Thanks, this is a situation I could completely see happening to me. It really is a mind-fuck. Especially when every single time I take a step back and think "No, I'm just imagining, I'm blinded by love," he will do something that will pull me back like massaging my shoulders or something strange(he doesn't get touchy with anyone else) hah.

Well, from your quote above, it doesn't sound like that's what you're saying.

Even if that is what you're saying, you do realize that virtually every gay guy has gone through what you're going through. So there's no reason not to want to be with a gay guy.

Unless, as I and others suspect, you're not comfortable being gay--you don't want people to find out about it.

Love yourself. (*8*)

I'm pretty confidant I'm gay, so it's not like I'm trying to avoid it. I know it is something I am, and will be, for the rest of my life. Although I admit, for the time being, I am trying to avoid being out to everyone.
 
I'm pretty confidant I'm gay, so it's not like I'm trying to avoid it. I know it is something I am, and will be, for the rest of my life. Although I admit, for the time being, I am trying to avoid being out to everyone.
You're starting down the right path, but you're not there yet.

When you're really comfortable with it, you won't care who knows.
 
I think it has a lot to do with the fact that a best friend is almost like a significant other, just the sexual side is lacking. My mother always used to say that boys and girls couldn't "just be friends" because generally one side would always end up wanting more. I think this is very true, also for gays. It's an intimacy thing. You may end up feeling intimate with your best friend, although you haven't actually done anything with him. This happened to me in the past as well.
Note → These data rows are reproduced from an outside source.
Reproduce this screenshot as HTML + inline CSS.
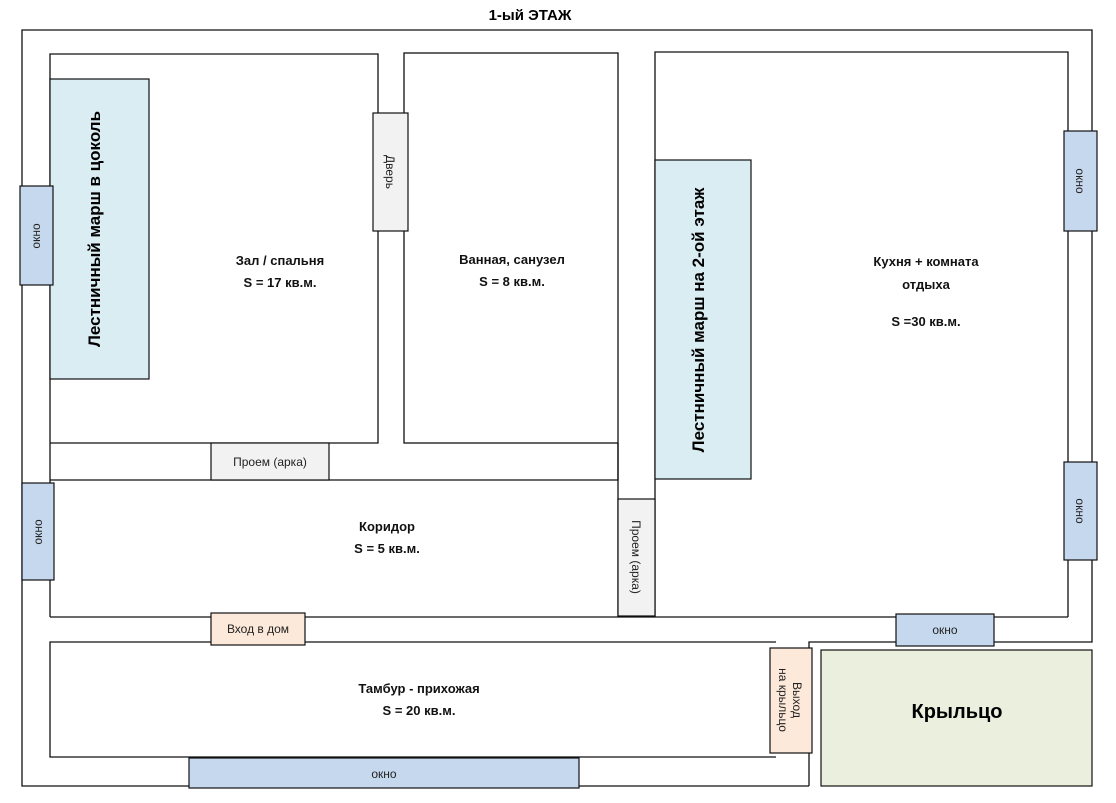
<!DOCTYPE html>
<html><head><meta charset="utf-8"><style>
html,body{margin:0;padding:0;background:#fff;}
svg{display:block;font-family:"Liberation Sans","DejaVu Sans",sans-serif;}
.b{font-weight:bold;font-size:13px;fill:#111;}
.s{font-size:12px;fill:#222;}
</style></head><body>
<svg width="1116" height="803" viewBox="0 0 1116 803" xmlns="http://www.w3.org/2000/svg">
<g stroke="#111" stroke-width="1.3" fill="none">
<!-- outer -->
<polyline points="809,786 22,786 22,30 1092,30 1092,642 809,642 809,786"/>
<!-- Zal -->
<polyline points="50,617 50,54 378,54 378,443 50,443"/>
<!-- bath -->
<rect x="404" y="53" width="214" height="390"/>
<!-- corridor -->
<polyline points="50,480 618,480 618,443"/>
<line x1="618" y1="443" x2="618" y2="617"/>
<line x1="50" y1="617" x2="1068" y2="617"/>
<!-- kitchen -->
<polyline points="655,617 655,52 1068,52 1068,617"/>
<!-- tambur -->
<polyline points="776,642 50,642 50,757 776,757"/>
</g>
<g stroke="#111" stroke-width="1.2">
<rect x="50" y="79" width="99" height="300" fill="#daedf3"/>
<rect x="655" y="160" width="96" height="319" fill="#daedf3"/>
<rect x="20" y="186" width="33" height="99" fill="#c6d8ee"/>
<rect x="22" y="483" width="32" height="97" fill="#c6d8ee"/>
<rect x="1064" y="131" width="33" height="100" fill="#c6d8ee"/>
<rect x="1064" y="462" width="33" height="98" fill="#c6d8ee"/>
<rect x="896" y="614" width="98" height="32" fill="#c6d8ee"/>
<rect x="189" y="758" width="390" height="30" fill="#c6d8ee"/>
<rect x="373" y="113" width="35" height="118" fill="#f2f2f2"/>
<rect x="211" y="443" width="118" height="37" fill="#f2f2f2"/>
<rect x="618" y="499" width="37" height="117" fill="#f2f2f2"/>
<rect x="211" y="613" width="94" height="32" fill="#fce9da"/>
<rect x="770" y="648" width="42" height="105" fill="#fce9da"/>
<rect x="821" y="650" width="271" height="136" fill="#ebf0de"/>
</g>
<text x="530" y="20" text-anchor="middle" style="font-weight:bold;font-size:15px">1-ый ЭТАЖ</text>
<text class="b" x="280" y="265" text-anchor="middle">Зал / спальня</text>
<text class="b" x="280" y="287" text-anchor="middle">S = 17 кв.м.</text>
<text class="b" x="512" y="264" text-anchor="middle">Ванная, санузел</text>
<text class="b" x="512" y="286" text-anchor="middle">S = 8 кв.м.</text>
<text class="b" x="926" y="266" text-anchor="middle">Кухня + комната</text>
<text class="b" x="926" y="289" text-anchor="middle">отдыха</text>
<text class="b" x="926" y="326" text-anchor="middle">S =30 кв.м.</text>
<text class="b" x="387" y="531" text-anchor="middle">Коридор</text>
<text class="b" x="387" y="553" text-anchor="middle">S = 5 кв.м.</text>
<text class="b" x="419" y="693" text-anchor="middle">Тамбур - прихожая</text>
<text class="b" x="419" y="715" text-anchor="middle">S = 20 кв.м.</text>
<text x="957" y="718" text-anchor="middle" style="font-weight:bold;font-size:20px">Крыльцо</text>
<text transform="translate(100,229) rotate(-90)" text-anchor="middle" style="font-weight:bold;font-size:17px">Лестничный марш в цоколь</text>
<text transform="translate(704,320) rotate(-90)" text-anchor="middle" style="font-weight:bold;font-size:17px">Лестничный марш на 2-ой этаж</text>
<text class="s" transform="translate(40,236) rotate(-90)" text-anchor="middle">окно</text>
<text class="s" transform="translate(42,532) rotate(-90)" text-anchor="middle">окно</text>
<text class="s" transform="translate(1076,181) rotate(90)" text-anchor="middle">окно</text>
<text class="s" transform="translate(1076,511) rotate(90)" text-anchor="middle">окно</text>
<text class="s" transform="translate(386,172) rotate(90)" text-anchor="middle">Дверь</text>
<text class="s" transform="translate(632,557) rotate(90)" text-anchor="middle">Проем (арка)</text>
<text class="s" x="270" y="466" text-anchor="middle">Проем (арка)</text>
<text class="s" x="945" y="634" text-anchor="middle">окно</text>
<text class="s" x="384" y="778" text-anchor="middle">окно</text>
<text class="s" x="258" y="633" text-anchor="middle">Вход в дом</text>
<text class="s" transform="translate(793,700) rotate(90)" text-anchor="middle">Выход</text>
<text class="s" transform="translate(779,700) rotate(90)" text-anchor="middle">на крыльцо</text>
</svg>
</body></html>
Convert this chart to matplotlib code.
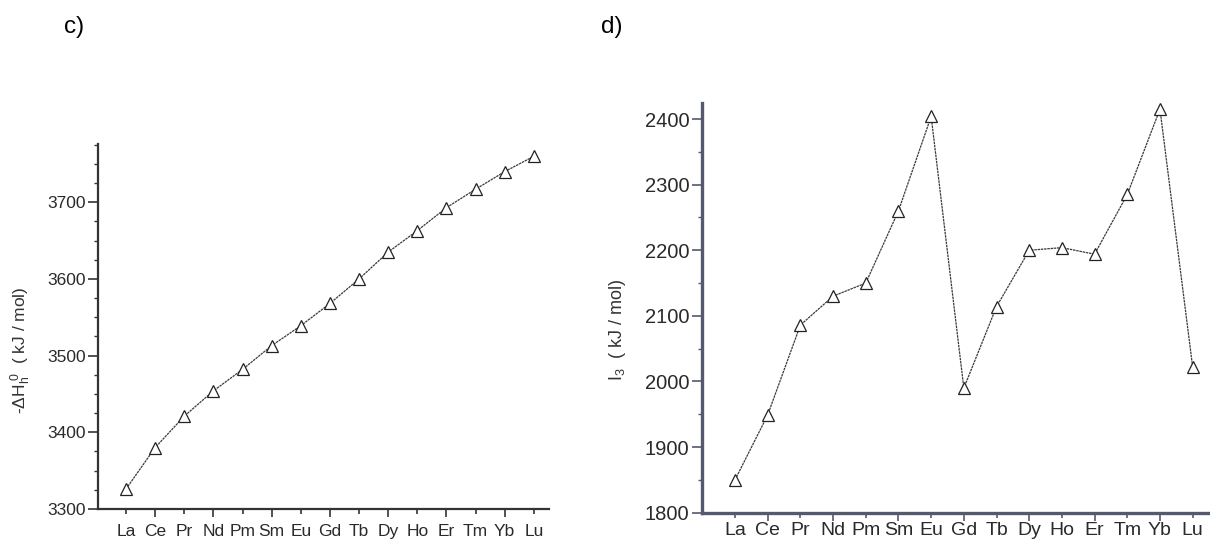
import matplotlib
matplotlib.use("Agg")
import matplotlib.pyplot as plt
from matplotlib.ticker import MultipleLocator

plt.rcParams['font.family'] = ['Liberation Sans', 'DejaVu Sans']
plt.rcParams['mathtext.fontset'] = 'custom'
plt.rcParams['mathtext.rm'] = 'Liberation Sans'
plt.rcParams['mathtext.it'] = 'Liberation Sans'

elements = ['La', 'Ce', 'Pr', 'Nd', 'Pm', 'Sm', 'Eu', 'Gd', 'Tb', 'Dy', 'Ho', 'Er', 'Tm', 'Yb', 'Lu']
hydration_enthalpy = [3326, 3380, 3421, 3454, 3482, 3513, 3539, 3568, 3600, 3635, 3663, 3693, 3717, 3740, 3760]
third_ionization = [1850, 1949, 2086, 2130, 2150, 2260, 2404, 1990, 2114, 2200, 2204, 2194, 2285, 2415, 2022]

fig = plt.figure(figsize=(12.1, 5.44), dpi=100)
W, H = 1210, 544

def make_axes(px_left, px_right, px_bottom, px_top):
    return fig.add_axes([px_left / W, 1 - px_bottom / H, (px_right - px_left) / W, (px_bottom - px_top) / H])

axc = make_axes(98, 549, 509, 144)
axd = make_axes(702, 1209, 512.7, 103.3)

spine_c = '#333333'
spine_d = '#55596e'
line_col = '#3a3a3a'
x = list(range(len(elements)))

for ax, vals, scol, xfs, yfs, sw, xpad in [(axc, hydration_enthalpy, spine_c, 12.5, 12.5, 1.6, 5),
                                           (axd, third_ionization, spine_d, 14, 14.5, 2.4, 1)]:
    ax.plot(x, vals, color=line_col, lw=0.9, linestyle=(0, (2, 0.6)),
            marker='^', markersize=9, markerfacecolor='white', markeredgecolor='#222222', markeredgewidth=0.9)
    for s in ['top', 'right']:
        ax.spines[s].set_visible(False)
    for s in ['left', 'bottom']:
        ax.spines[s].set_color(scol)
        ax.spines[s].set_linewidth(sw)
    ax.set_xticks(x)
    ax.set_xticklabels(elements, fontsize=xfs, color='#2a2a2a')
    ax.tick_params(axis='x', direction='out', length=6, width=1.2, color=scol, pad=xpad)
    ax.tick_params(axis='y', which='major', direction='out', length=7, width=1.2, color=scol,
                   labelsize=yfs, labelcolor='#2a2a2a', pad=2)
    ax.tick_params(axis='y', which='minor', direction='out', length=3, width=1.0, color=scol)
    for i, t in enumerate(ax.xaxis.get_major_ticks()):
        if i % 2 == 0:
            t.tick1line.set_markersize(3.5)

axc.set_xlim(-0.96, 14.52)
axc.set_ylim(3300, 3776)
axc.yaxis.set_major_locator(MultipleLocator(100))
axc.yaxis.set_minor_locator(MultipleLocator(25))

axd.set_xlim(-1.01, 14.5)
axd.set_ylim(1800, 2424)
axd.yaxis.set_major_locator(MultipleLocator(100))
axd.yaxis.set_minor_locator(MultipleLocator(50))

fig.text(21 / W, 1 - 350 / H, r'-$\Delta$H$_{\mathregular{h}}^{\mathregular{\ 0}}$  ( kJ / mol)',
         rotation=90, ha='center', va='center', fontsize=12.5, color='#333333')
fig.text(617 / W, 1 - 330 / H, r'I$_{\mathregular{3}}$  ( kJ / mol)',
         rotation=90, ha='center', va='center', fontsize=13, color='#333333')

fig.text(64 / W, 1 - 27 / H, 'c)', fontsize=17.5, ha='left', va='center')
fig.text(601 / W, 1 - 27 / H, 'd)', fontsize=17.5, ha='left', va='center')

fig.savefig('out.png', dpi=100)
I agree with what snapghisch wrote above. It's about intimacy. I can't adequately describe the feeling, but with my best friend (he's str8) I feel the desire to be as close to him as possible, which also means experiencing him sexually. I feel like I want our friendship to be so intimate as to closely approximate, but not replace, the physical, emotional and spiritual intimacy he has with his wife. I'd love to have the kind of intimacy that he wouldn't care if I see him naked. I'd love to be so close that I could taste his cum and feel like he has shared a very special part of himself with me. I know it doesn't make any sense, but it's how I've felt for a while and have been working with a therapist to move on and see the friendship as nothing more. My therapist has said that he doesn't think my thoughts and feelings are entirely about sex, but about an irrational drive to be all things to my best friend.

I'm bi-married and I do find this situation to be a huge stumbling block for me in terms of coming to terms with my sexual orientation (bi, gay, str8) and figuring out the rest of my life.

Just sharing my story and giving my .02 cents.
 
As far as the best friend scenario goes, my best friend in high school was a cub / bear type of guy (which automatically aroused me to him). Not to mention that we had a very strong friendship, constantly around each other, and had a deep connection that only we shared with each other.

Needless to say, if you spend enough time with someone, feelings grow, attractions, etc.

I like to think of my best friend as the greatest love story never told, but I appreciate it for what it was worth. It was nice to be able to have that line of sexuality (he's straight) at that time, since I was 17 and truly couldn't commit myself to being with a gay guy just yet.

All the benefits, none of the drawbacks.

And as far as your friend goes, I'm not sure exactly what the situation is, but I'm now of the mindset that if someone wants you, they will let you know. I've wasted a LOT of time trying to guess if a guy wants me or not, when there were plenty of others who explicitly said they did.